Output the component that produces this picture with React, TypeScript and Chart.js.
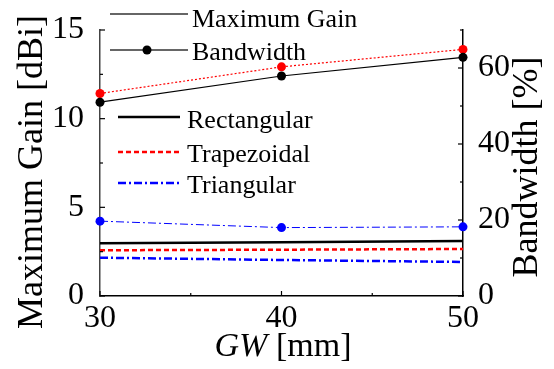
import React, { useEffect, useRef } from "react";
import { Chart, registerables } from "chart.js";

Chart.register(...registerables);

const gwValues = [30, 40, 50];
const gainRectangular = [2.97, 3.03, 3.1];
const gainTrapezoidal = [2.58, 2.61, 2.65];
const gainTriangular = [2.16, 2.03, 1.92];
const bwRectangular = [51.0, 57.9, 62.8];
const bwTrapezoidal = [53.3, 60.3, 64.9];
const bwTriangular = [19.7, 18.0, 18.2];

const xMajorTicks = [30, 40, 50];
const xMinorTicks = [35, 45];
const leftMajorTicks = [0, 5, 10, 15];
const leftMinorTicks = [2.5, 7.5, 12.5];
const rightMajorTicks = [0, 20, 40, 60];
const rightMinorTicks = [10, 30, 50, 70];

const shapeNames = ["Rectangular", "Trapezoidal", "Triangular"];
const groupNames = ["Maximum Gain", "Bandwidth"];

const FONT = '"Liberation Serif", "Times New Roman", serif';
const DASH_TRAP = [5, 3];
const DASH_TRI = [8, 3, 2, 3];

const pts = (ys: number[]) => gwValues.map((x, i) => ({ x, y: ys[i] }));

const overlay = {
  id: "overlay",
  afterDraw(chart: any) {
    const ctx = chart.ctx;
    const a = chart.chartArea;
    const sx = chart.scales.x;
    const yl = chart.scales.y;
    const yr = chart.scales.y1;
    ctx.save();
    ctx.strokeStyle = "#000";
    ctx.lineWidth = 1.2;
    const tick = (x1: number, y1: number, x2: number, y2: number) => {
      ctx.beginPath();
      ctx.moveTo(x1, y1);
      ctx.lineTo(x2, y2);
      ctx.stroke();
    };
    xMajorTicks.forEach((v) => { const p = sx.getPixelForValue(v); tick(p, a.bottom, p, a.bottom - 5); });
    xMinorTicks.forEach((v) => { const p = sx.getPixelForValue(v); tick(p, a.bottom, p, a.bottom - 3); });
    leftMajorTicks.forEach((v) => { const p = yl.getPixelForValue(v); tick(a.left, p, a.left + 5, p); });
    leftMinorTicks.forEach((v) => { const p = yl.getPixelForValue(v); tick(a.left, p, a.left + 3, p); });
    rightMajorTicks.forEach((v) => { const p = yr.getPixelForValue(v); tick(a.right, p, a.right - 5, p); });
    rightMinorTicks.forEach((v) => { const p = yr.getPixelForValue(v); tick(a.right, p, a.right - 3, p); });

    // axis titles
    ctx.fillStyle = "#000";
    ctx.font = `36px ${FONT}`;
    ctx.textAlign = "center";
    ctx.textBaseline = "middle";
    ctx.save();
    ctx.translate(33, 172);
    ctx.rotate(-Math.PI / 2);
    ctx.fillText("Maximum Gain [dBi]", 0, 0);
    ctx.restore();
    ctx.save();
    ctx.translate(528, 167);
    ctx.rotate(-Math.PI / 2);
    ctx.fillText("Bandwidth [%]", 0, 0);
    ctx.restore();

    // x title with italic GW
    ctx.textAlign = "left";
    ctx.textBaseline = "alphabetic";
    const italic = `italic 34px ${FONT}`;
    const normal = `34px ${FONT}`;
    ctx.font = italic;
    const w1 = ctx.measureText("GW").width;
    ctx.font = normal;
    const w2 = ctx.measureText(" [mm]").width;
    const x0 = 283 - (w1 + w2) / 2;
    ctx.font = italic;
    ctx.fillText("GW", x0, 356);
    ctx.font = normal;
    ctx.fillText(" [mm]", x0 + w1, 356);

    // legend
    ctx.font = `26px ${FONT}`;
    ctx.textBaseline = "alphabetic";
    ctx.strokeStyle = "#333";
    ctx.lineWidth = 1.5;
    ctx.setLineDash([]);
    tick(110, 14, 188, 14);
    ctx.fillText(groupNames[0], 192, 27);
    tick(110, 50, 188, 50);
    ctx.fillStyle = "#000";
    ctx.beginPath();
    ctx.arc(147, 50, 4.5, 0, Math.PI * 2);
    ctx.fill();
    ctx.fillText(groupNames[1], 192, 60);

    const rows = [
      { y: 117, base: 128, color: "#000", dash: [] as number[] },
      { y: 152, base: 162, color: "#ff0000", dash: DASH_TRAP },
      { y: 183, base: 193, color: "#0000ff", dash: DASH_TRI },
    ];
    rows.forEach((r, i) => {
      ctx.strokeStyle = r.color;
      ctx.lineWidth = 2.5;
      ctx.setLineDash(r.dash);
      tick(118, r.y, 180, r.y);
      ctx.setLineDash([]);
      ctx.fillStyle = "#000";
      ctx.fillText(shapeNames[i], 187, r.base);
    });
    ctx.restore();
  },
};

export default function App() {
  const ref = useRef<HTMLCanvasElement | null>(null);
  useEffect(() => {
    if (!ref.current) return;
    const tickFont = { family: FONT, size: 32 };
    const chart = new Chart(ref.current, {
      type: "line",
      data: {
        datasets: [
          { label: "Rectangular gain", data: pts(gainRectangular), yAxisID: "y", borderColor: "#000", borderWidth: 2.5, pointRadius: 0, clip: false },
          { label: "Trapezoidal gain", data: pts(gainTrapezoidal), yAxisID: "y", borderColor: "#ff0000", borderWidth: 2.5, borderDash: DASH_TRAP, pointRadius: 0, clip: false },
          { label: "Triangular gain", data: pts(gainTriangular), yAxisID: "y", borderColor: "#0000ff", borderWidth: 2.5, borderDash: DASH_TRI, pointRadius: 0, clip: false },
          { label: "Rectangular BW", data: pts(bwRectangular), yAxisID: "y1", borderColor: "#000", backgroundColor: "#000", borderWidth: 1.2, pointRadius: 4.5, pointBorderWidth: 0, clip: false },
          { label: "Trapezoidal BW", data: pts(bwTrapezoidal), yAxisID: "y1", borderColor: "#ff0000", backgroundColor: "#ff0000", borderWidth: 1.2, borderDash: [2, 2], pointRadius: 4.5, pointBorderWidth: 0, clip: false },
          { label: "Triangular BW", data: pts(bwTriangular), yAxisID: "y1", borderColor: "#0000ff", backgroundColor: "#0000ff", borderWidth: 1, borderDash: DASH_TRI, pointRadius: 4.5, pointBorderWidth: 0, clip: false },
        ] as any,
      },
      options: {
        responsive: false,
        devicePixelRatio: 1,
        animation: false,
        layout: { padding: { top: 30, left: 0, right: 0, bottom: 0 } },
        plugins: { legend: { display: false }, tooltip: { enabled: false } },
        scales: {
          x: {
            type: "linear",
            min: 30,
            max: 50,
            afterFit: (s: any) => { s.height = 73; },
            afterBuildTicks: (s: any) => { s.ticks = xMajorTicks.map((v) => ({ value: v })); },
            grid: { display: false },
            border: { display: true, color: "#000", width: 1.5 },
            ticks: { font: tickFont, color: "#000", padding: -5, autoSkip: false, maxRotation: 0 },
          },
          y: {
            type: "linear",
            position: "left",
            min: 0,
            max: 15,
            afterFit: (s: any) => { s.width = 100; },
            afterBuildTicks: (s: any) => { s.ticks = leftMajorTicks.map((v) => ({ value: v })); },
            grid: { display: false },
            border: { display: true, color: "#444", width: 1.5 },
            ticks: { font: tickFont, color: "#000", padding: 8, autoSkip: false },
          },
          y1: {
            type: "linear",
            position: "right",
            min: 0,
            max: 70,
            afterFit: (s: any) => { s.width = 91; },
            afterBuildTicks: (s: any) => { s.ticks = rightMajorTicks.map((v) => ({ value: v })); },
            grid: { display: false },
            border: { display: true, color: "#000", width: 1.5 },
            ticks: { font: tickFont, color: "#000", padding: 7, autoSkip: false },
          },
        },
      } as any,
      plugins: [overlay],
    });
    return () => chart.destroy();
  }, []);
  return (
    <div style={{ position: "absolute", left: 0, top: 0, width: 554, height: 369, background: "#fff" }}>
      <canvas ref={ref} width={554} height={369} style={{ display: "block" }} />
    </div>
  );
}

### [TASK DETAILS]
Pictures stay out. Repeat only the lines from the beginning of the data through the line that has "Chart.register(...registerables);".

### [EXERCISE ANSWER]
Output the component that produces this picture with React, TypeScript and Chart.js.
import React, { useEffect, useRef } from "react";
import { Chart, registerables } from "chart.js";

Chart.register(...registerables);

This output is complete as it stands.